Specific Forms of Negligence
- Improper Fetal Monitoring: Electronic fetal monitoring during labor provides real-time data about the baby’s condition. When nurses or physicians misinterpret patterns, ignore warning signs, or fail to communicate concerning developments, babies may suffer preventable oxygen deprivation. Medical studies confirm that even brief periods without adequate oxygen can cause permanent brain damage.
- Delayed C-Section Decisions: When complications arise during delivery, timely cesarean intervention often prevents injury. Common reasons for harmful delays in Essex facilities include understaffing during nights and weekends, communication breakdowns between nurses and physicians, and hesitation to intervene despite clear warning signs.
- Medication Errors During Labor: Mistakes in medication dosing, timing, or monitoring pose serious risks to both mother and baby. Pitocin (synthetic oxytocin), commonly used to induce or augment labor, requires precise administration and continuous monitoring. Excessive doses can cause abnormally strong contractions that restrict fetal oxygen supply. Similarly, errors in anesthesia administration can lower maternal blood pressure, reducing crucial placental blood flow.

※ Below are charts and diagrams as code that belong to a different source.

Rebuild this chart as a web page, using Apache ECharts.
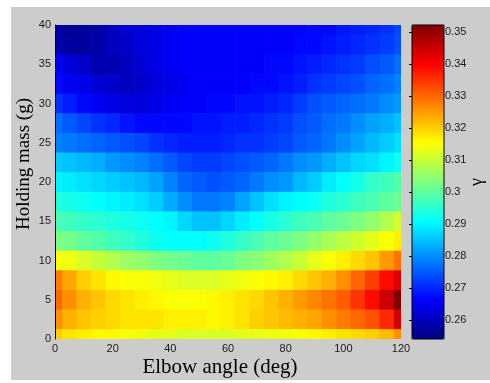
<!DOCTYPE html>
<html>
<head>
<meta charset="utf-8">
<script src="https://cdn.jsdelivr.net/npm/echarts@6/dist/echarts.min.js"></script>
<style>
  html, body { margin: 0; padding: 0; background: #fff; }
  #chart { width: 490px; height: 383px; }
</style>
</head>
<body>
<div id="chart"></div>
<script>
  // elbow angle (deg), one per column
  var angles = [0, 5, 10, 15, 20, 25, 30, 35, 40, 45, 50, 55, 60, 65, 70, 75, 80, 85, 90, 95, 100, 105, 110, 115, 120];
  // holding mass (g), one per row, top row first
  var masses = [40, 37.5, 35, 32.5, 30, 27.5, 25, 22.5, 20, 17.5, 15, 12.5, 10, 7.5, 5, 2.5, 0];
  // gamma, row by row (same order as masses)
  var gammaRows = [
    [0.257,0.256,0.257,0.258,0.260,0.262,0.263,0.264,0.265,0.266,0.266,0.266,0.266,0.266,0.266,0.266,0.266,0.266,0.267,0.267,0.268,0.269,0.270,0.271,0.273],
    [0.259,0.257,0.257,0.258,0.260,0.261,0.263,0.264,0.265,0.266,0.266,0.266,0.266,0.266,0.266,0.266,0.266,0.267,0.267,0.268,0.269,0.270,0.271,0.272,0.274],
    [0.265,0.263,0.261,0.259,0.259,0.260,0.262,0.264,0.265,0.266,0.266,0.266,0.266,0.266,0.266,0.267,0.267,0.268,0.269,0.270,0.271,0.272,0.274,0.275,0.277],
    [0.267,0.265,0.264,0.262,0.261,0.260,0.261,0.263,0.264,0.265,0.266,0.266,0.266,0.266,0.267,0.267,0.268,0.269,0.271,0.272,0.273,0.274,0.276,0.277,0.279],
    [0.271,0.269,0.267,0.265,0.264,0.263,0.263,0.264,0.265,0.266,0.266,0.267,0.267,0.268,0.268,0.269,0.270,0.272,0.274,0.275,0.276,0.277,0.278,0.280,0.281],
    [0.277,0.275,0.273,0.271,0.270,0.268,0.267,0.267,0.267,0.267,0.268,0.268,0.269,0.269,0.270,0.271,0.272,0.274,0.275,0.277,0.278,0.280,0.282,0.283,0.285],
    [0.279,0.278,0.277,0.276,0.275,0.274,0.273,0.271,0.270,0.269,0.269,0.269,0.270,0.271,0.271,0.272,0.273,0.275,0.276,0.278,0.280,0.282,0.284,0.286,0.288],
    [0.286,0.285,0.284,0.283,0.281,0.280,0.279,0.277,0.275,0.273,0.272,0.272,0.273,0.274,0.275,0.276,0.278,0.280,0.281,0.283,0.285,0.287,0.288,0.290,0.292],
    [0.290,0.289,0.288,0.287,0.286,0.285,0.284,0.282,0.279,0.276,0.275,0.274,0.275,0.276,0.278,0.280,0.281,0.284,0.286,0.289,0.291,0.293,0.296,0.297,0.299],
    [0.294,0.293,0.292,0.291,0.290,0.289,0.288,0.286,0.283,0.280,0.278,0.278,0.279,0.282,0.285,0.288,0.290,0.291,0.292,0.294,0.295,0.297,0.298,0.300,0.301],
    [0.298,0.297,0.296,0.295,0.294,0.293,0.292,0.291,0.290,0.287,0.285,0.285,0.287,0.289,0.291,0.293,0.295,0.297,0.298,0.300,0.301,0.303,0.305,0.308,0.311],
    [0.303,0.302,0.300,0.299,0.297,0.296,0.294,0.292,0.291,0.291,0.291,0.292,0.294,0.296,0.298,0.300,0.301,0.303,0.305,0.307,0.309,0.311,0.313,0.315,0.317],
    [0.315,0.314,0.312,0.310,0.308,0.306,0.305,0.303,0.302,0.301,0.300,0.300,0.301,0.303,0.304,0.306,0.308,0.310,0.313,0.315,0.317,0.319,0.321,0.325,0.329],
    [0.328,0.324,0.320,0.318,0.316,0.315,0.315,0.314,0.313,0.312,0.312,0.312,0.313,0.314,0.315,0.316,0.317,0.319,0.321,0.323,0.326,0.330,0.334,0.339,0.343],
    [0.330,0.326,0.323,0.321,0.319,0.318,0.317,0.316,0.315,0.315,0.315,0.316,0.317,0.318,0.319,0.321,0.323,0.325,0.327,0.329,0.331,0.335,0.339,0.345,0.352],
    [0.326,0.323,0.321,0.320,0.319,0.318,0.318,0.318,0.317,0.317,0.317,0.316,0.317,0.318,0.320,0.321,0.322,0.323,0.324,0.326,0.328,0.330,0.332,0.336,0.344],
    [0.320,0.318,0.317,0.316,0.316,0.315,0.314,0.313,0.313,0.312,0.312,0.312,0.312,0.313,0.313,0.314,0.314,0.315,0.316,0.317,0.318,0.319,0.320,0.322,0.326]
  ];
  // colorbar ticks and range
  var gammaTicks = [0.26, 0.27, 0.28, 0.29, 0.3, 0.31, 0.32, 0.33, 0.34, 0.35];
  var gammaMin = 0.254, gammaMax = 0.3523;

  // matlab jet
  var jet = ['#00007f', '#0000ff', '#007fff', '#00ffff', '#7fff7f', '#ffff00', '#ff7f00', '#ff0000', '#7f0000'];

  var cells = [];
  masses.forEach(function (m, i) {
    angles.forEach(function (a, j) {
      cells.push([a, m, gammaRows[i][j]]);
    });
  });
  var halfW = (angles[1] - angles[0]) / 2;
  var halfH = (masses[0] - masses[1]) / 2;

  function drawCell(params, api) {
    var a = api.value(0), m = api.value(1);
    var p0 = api.coord([a - halfW, m + halfH]);
    var p1 = api.coord([a + halfW, m - halfH]);
    return {
      type: 'rect',
      shape: { x: p0[0], y: p0[1], width: p1[0] - p0[0] + 0.6, height: p1[1] - p0[1] + 0.6 },
      style: { fill: api.visual('color') }
    };
  }

  var sans = '"Liberation Sans", Arial, sans-serif';
  var serif = '"Liberation Serif", "Times New Roman", serif';
  var tickLabel = { fontFamily: sans, fontSize: 11, color: '#1a1a1a' };

  var chart = echarts.init(document.getElementById('chart'));
  chart.setOption({
    backgroundColor: '#fff',
    animation: false,
    graphic: [
      { type: 'rect', z: -10, shape: { x: 11, y: 7, width: 479, height: 373 }, style: { fill: '#cccccc' } },
      { type: 'text', x: 220, y: 367, style: { text: 'Elbow angle (deg)', font: '21px ' + serif, fill: '#000', align: 'center', verticalAlign: 'middle' } },
      { type: 'text', x: 24, y: 164, rotation: Math.PI / 2, style: { text: 'Holding mass (g)', font: '19px ' + serif, fill: '#000', align: 'center', verticalAlign: 'middle' } },
      { type: 'text', x: 477, y: 182, rotation: Math.PI / 2, style: { text: 'γ', font: '18px ' + serif, fill: '#000', align: 'center', verticalAlign: 'middle' } }
    ],
    grid: [
      { left: 55, top: 25, width: 346, height: 314, show: false },
      { left: 412, top: 25, width: 32, height: 314, show: true, z: 5, borderColor: '#000', borderWidth: 1, backgroundColor: 'transparent' }
    ],
    xAxis: [
      {
        gridIndex: 0, type: 'value', min: 0, max: 120, interval: 20, z: 3,
        axisLine: { show: false }, axisTick: { show: false }, splitLine: { show: false },
        axisLabel: Object.assign({ margin: 4 }, tickLabel)
      },
      { gridIndex: 1, type: 'value', show: false }
    ],
    yAxis: [
      {
        gridIndex: 0, type: 'value', min: 0, max: 40, interval: 5, z: 3,
        axisLine: { show: true, lineStyle: { color: '#000', width: 1 } },
        axisTick: { show: false }, splitLine: { show: false },
        axisLabel: Object.assign({ margin: 4 }, tickLabel)
      },
      {
        gridIndex: 1, type: 'value', min: gammaMin, max: gammaMax, position: 'right', z: 6,
        axisLine: { show: false }, splitLine: { show: false },
        axisTick: { show: true, inside: true, length: 3, customValues: gammaTicks, lineStyle: { color: '#000' } },
        axisLabel: Object.assign({
          margin: 1, customValues: gammaTicks,
          formatter: function (v) { return String(Math.round(v * 100) / 100); }
        }, tickLabel)
      }
    ],
    visualMap: {
      type: 'continuous', seriesIndex: 0, dimension: 2,
      min: gammaMin, max: gammaMax, calculable: false, hoverLink: false,
      orient: 'vertical', left: 412, top: 25, itemWidth: 32, itemHeight: 314, padding: 0,
      inRange: { color: jet }
    },
    series: [{
      type: 'custom',
      xAxisIndex: 0, yAxisIndex: 0,
      clip: true, z: 1,
      renderItem: drawCell,
      data: cells
    }]
  });
</script>
</body>
</html>
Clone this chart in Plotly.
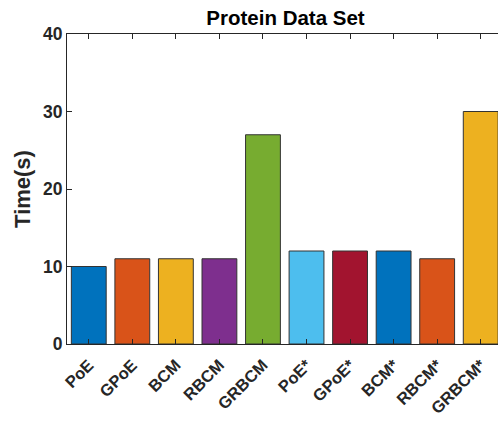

- Improper Use of Delivery Tools: Forceps and vacuum extractors, while valuable in certain situations, require skilled application. Medical records from Essex delivery rooms reveal that these instrument-related injuries often occur during shifts with less experienced providers or during high-volume periods when staff face multiple simultaneous deliveries.
Maryland Birth Injury Laws That Affect Essex Families
Statute of Limitations for Filing Claims
Maryland law establishes strict deadlines for birth injury claims that Essex families must understand. Under Maryland Courts and Judicial Proceedings §5-109, medical malpractice claims generally must be filed within the earlier of:
- Five years from when the injury occurred, or
- Three years from when the injury was reasonably discovered
For children injured at birth, Maryland provides valuable extensions. Courts and Judicial Proceedings §5-201 modifies these deadlines, typically allowing claims until the child’s 11th birthday for most birth injuries. This extension recognizes that some neurological injuries become apparent only as developmental milestones are missed.
Expert Certificate Requirements
Maryland Courts and Judicial Proceedings §3-2A-04 requires birth injury claims to include a certificate from a qualified medical expert within 90 days of filing. This certificate must:
- Attest that healthcare providers violated the standard of care
- Confirm this violation directly caused the birth injury
- Come from a professional with recent clinical experience in the relevant specialty
The certifying expert must have clinical experience, provided consultation, or taught medicine in the defendant’s specialty within five years. If this certificate fails to meet Maryland’s strict requirements, courts may dismiss the case regardless of its merits.
Maryland Damage Caps
Maryland Courts and Judicial Proceedings §3-2A-09 limits non-economic damages (pain and suffering) in medical malpractice cases. For cases arising in 2025, this cap stands at approximately $905,000 for most claims, with modest annual inflation adjustments.
However, Maryland places no cap on economic damages—allowing full recovery for all medical expenses, care costs, and lost earnings regardless of amount.